Commissioners aim scrutiny, support at private company

Safe Haven remains under spotlight

Jan. 31, 2013
By KATHERINE WUTZ
Express Staff Writer

The Blaine County commissioners focused their scrutiny and some support on Safe Haven Health Care during a public hearing on skilled nursing care Tuesday, demanding answers from company CEO Scott Burpee on everything from financing to pet policies.

Burpee was explaining aspects of his proposal for a senior care facility in Bellevue for the second time Tuesday, in response to expressed confusion from commissioners last week on some of the plan’s specifics.

The plan presented by the Pocatello-based firm is for a senior care campus that includes five 16-bed buildings known as “pods” that can be converted between skilled nursing and assisted living beds depending on demand.
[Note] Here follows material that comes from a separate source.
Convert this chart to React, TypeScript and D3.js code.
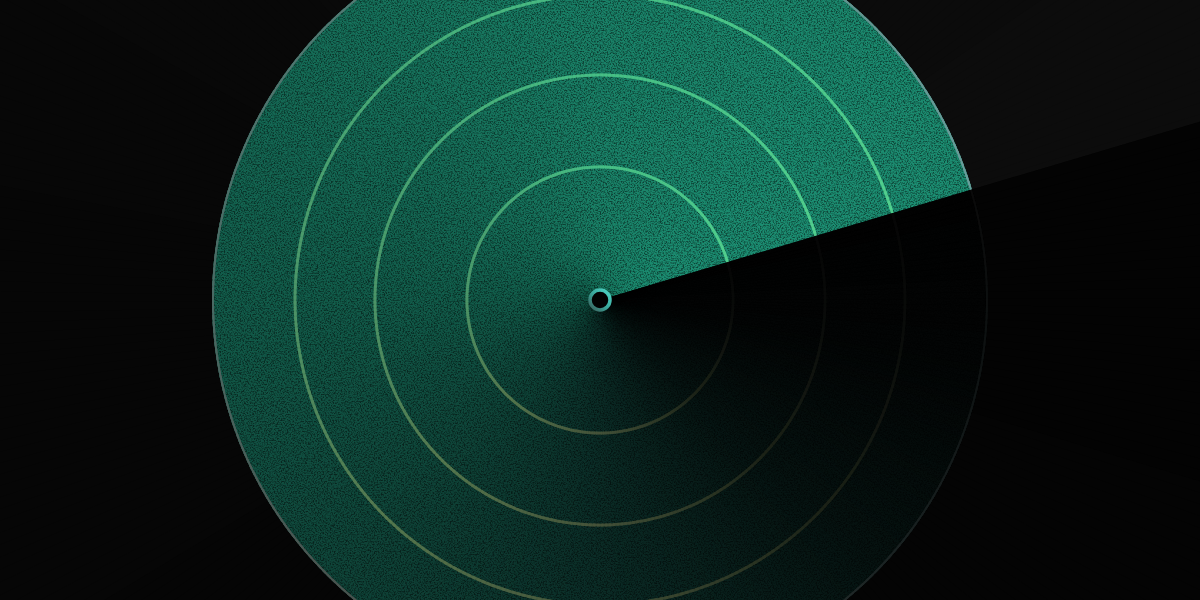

The pods are built to skilled nursing code standards.

Burpee said he plans to build three pods at first, to open in late spring or early summer of 2014. One would contain 16 assisted living beds and the other two would house skilled nursing patients. Burpee estimated that 25 percent of his patients at the Bell Mountain facility in Bellevue would be private pay rather than Medicare or Medicaid patients.

Commissioner Jacob Greenberg has expressed concern during recent meetings that the facility’s business model relied too heavily on private pay patients—those paying the entire cost of care themselves rather than relying on Medicare or Medicaid.
However, Burpee said that while the proposed ratio of private-pay patients to Medicare or Medicaid patients is higher than in his other facilities—the one in Pocatello, for example, is only 10 percent private pay—it’s still lower than average.
Blaine Manor has an average of 25 to 35 percent of its patients paying privately.
Safe Haven Health Care already owns and operates an assisted living facility in Bellevue, and Burpee said his facilities in Wendell and Gooding are full to bursting with patients from the Wood River Valley.

“People are leaking out of the valley because they cannot find services here,” he said. “We know there’s a market here. It’s an underserved community. If nothing else, we’re going to build assisted living anyway.”
Burpee said his company would take over operations of Blaine Manor in October, after the money from the Blaine Manor levy runs out, and subsidize operations there until at least three “pods” are built at the Bell Mountain location.

The company would also take over the Blaine Manor skilled nursing facility license and Medicare/Medicaid certification, transferring both to the new facility. Burpee said the company would also be willing to sign a contract that would require it to have a certain number of skilled nursing beds for at least the next 10 years, as well as prohibiting it from transferring the license out of the county.
The commissioners said they had not made final decisions yet, but both Commissioner Larry Schoen and Commissioner Angenie McCleary spoke candidly about which proposals they prefer.

Schoen said that while he remained open-minded, his level of openness had boundaries.
“At this stage in the process, I am not inclined to want to consider proposals that are wholly or radically new in any way,” he said. “My preference in this matter is with Safe Haven.”
Schoen said he feels that Safe Haven offered essentially the same benefits as TanaBell Health Services, also a Pocatello-based company. However, he left the door open to a “reasonable, rational and cogent” proposal from Croy Canyon Ranch Foundation before a final decision is made on Feb. 12.